Por que a Nasa quer construir um reator nuclear na Lua?
A energia atômica na Lua ainda deve demorar – mesmo que a Nasa queira cumprir o objetivo até 2030.

Na semana passada, a Nasa anunciou que pretende lançar um reator nuclear capaz de gerar pelo menos 100 quilowatts de eletricidade – o suficiente para alimentar mais de 400 casas brasileiras por um mês – na superfície da Lua até 2030. O anúncio foi feito por Sean Duffy, secretário de Transportes e, agora, administrador interino da agência espacial.
A ideia é que essa energia seja usada para futuras missões de exploração espacial. Atualmente, sondas como as Voyagers (que são usadas desde os anos 1970) funcionam à base de fontes semelhantes a baterias, os reatores de fissão nuclear podem, em teoria, gerar muito mais energia, superando inclusive a alternativa de painéis solares – que apresentam desvantagens especialmente em locais onde a luz solar é escassa.
Um dia lunar equivale a cerca de 28 dias terrestres, com duas semanas de luz solar intensa e duas semanas de escuridão profunda e fria, em que as temperaturas caem a até -240°C. Sistemas baseados em energia solar, como os usados na Estação Espacial Internacional, simplesmente não funcionariam de forma eficiente durante esses períodos noturnos.
Um reator de fissão – pequeno o suficiente para ser transportado por um foguete, mas poderoso o suficiente para sustentar uma base lunar – mudaria esse cenário. Ter uma fonte de energia independente do Sol seria essencial para a presença humana na superfície lunar, disse a Nasa.

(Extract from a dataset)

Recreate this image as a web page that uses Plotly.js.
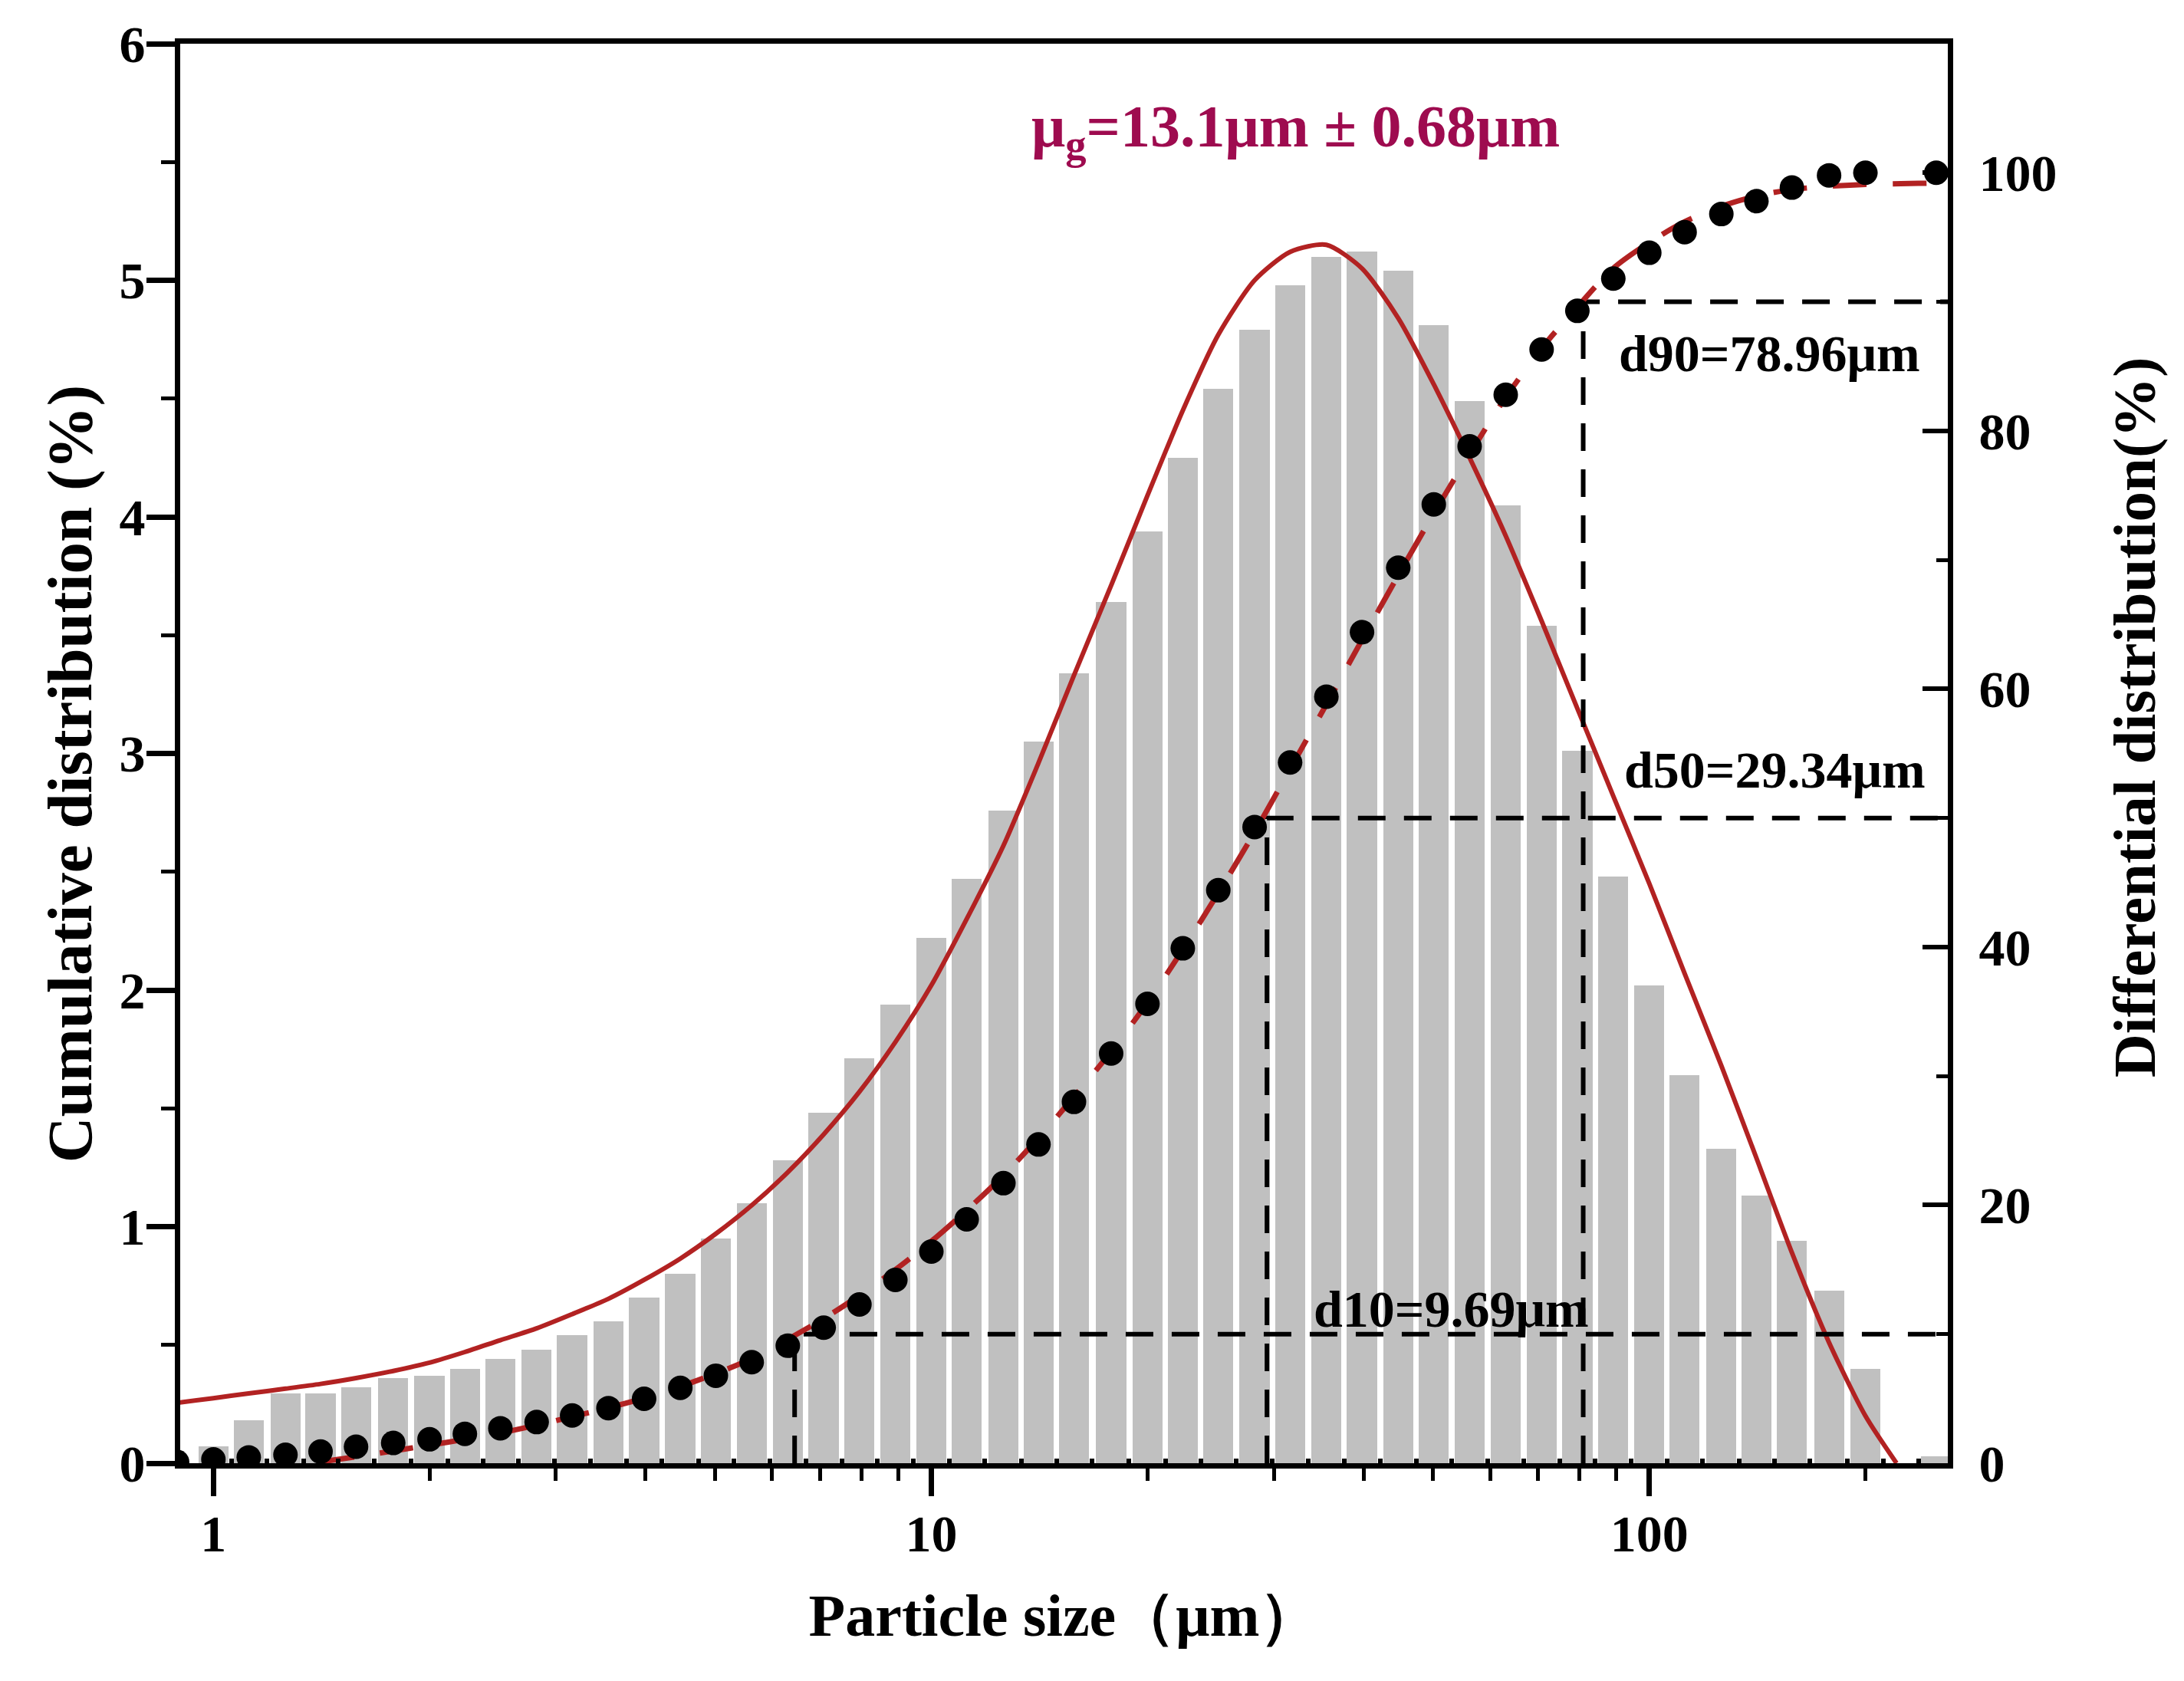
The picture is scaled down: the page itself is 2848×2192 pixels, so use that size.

A proposta de Duffy não surgiu do nada. Desde 2022, a Nasa tem financiado projetos conceituais para reatores lunares de 40 quilowatts. Empresas como Lockheed Martin, Westinghouse e Intuitive Machines tentaram desenvolver protótipos com menos de seis toneladas de peso – o limite estipulado para caber num foguete moderno. Nenhuma conseguiu, no entanto.
Agora, a Nasa sugere a construção de um reator de 100 quilowatts de geração de energia e até 15 toneladas de carga útil – a agência espera que empresas como SpaceX ou Blue Origin possam entregar um sistema funcional nos próximos cinco anos.
Ainda que seja, em teoria, algo viável, os especialistas duvidam do prazo apertado divulgado pela Nasa. “É um cronograma muito agressivo e, francamente, irrealista para algo que é bom e deveria acontecer”, disse Kathryn Huff, ex-funcionária de energia nuclear do Departamento de Energia e agora professora de engenharia nuclear na Universidade de Illinois. “A intenção é fornecer energia a um posto avançado. Então, parece um pouco tolo fazer isso sem ter um posto”, para o The New York Times.
Um reator nuclear na Lua teria funcionamento diferente dos da Terra porque precisaria ser compacto e leve para caber em um foguete, além de só ser ativado após a chegada ao destino. As condições lunares, como a ausência de ar e água e as temperaturas extremas, dificultam o controle térmico do reator, exigindo o uso de grandes radiadores para dissipar o calor. Um dos maiores desafios técnicos é desenvolver materiais que resistam às altas temperaturas envolvidas na conversão de calor em eletricidade.
A pressa dos EUA não é apenas tecnológica. Há uma dimensão geopolítica na jogada. Em maio, China e Rússia anunciaram planos conjuntos para estabelecer uma base lunar com um reator nuclear até meados da década de 2030. O temor é que essas nações criem “zonas de exclusão” ao redor de suas instalações, limitando o acesso norte-americano a regiões estratégicas, como o polo sul lunar – onde há gelo, possível fonte de água e combustível.
Embora o Tratado do Espaço Exterior de 1967 proíba a apropriação territorial de corpos celestes, ele permite o uso pacífico de recursos para o benefício de todos na Terra. É um vácuo legal que vem sendo preenchido por acordos como os Acordos de Artemis, liderados pelos EUA e já assinados por mais de 50 países (China e Rússia não estão entre os signatários). Nesses acordos, o conceito de “zonas de segurança” ao redor de instalações lunares começa a ganhar forma e tensão.
Além disso, o que motiva essa nova corrida à Lua é a promessa de riquezas e sustentabilidade de longo prazo no espaço. A Lua contém reservas significativas de água congelada, hélio-3 e metais raros (todos elementos valiosos para a manutenção de missões humanas e robóticas).
Além disso, um reator nuclear na Lua serviria como prova de conceito para tecnologias que serão essenciais em Marte, onde o Sol brilha menos e os desafios de sobrevivência são ainda mais difíceis.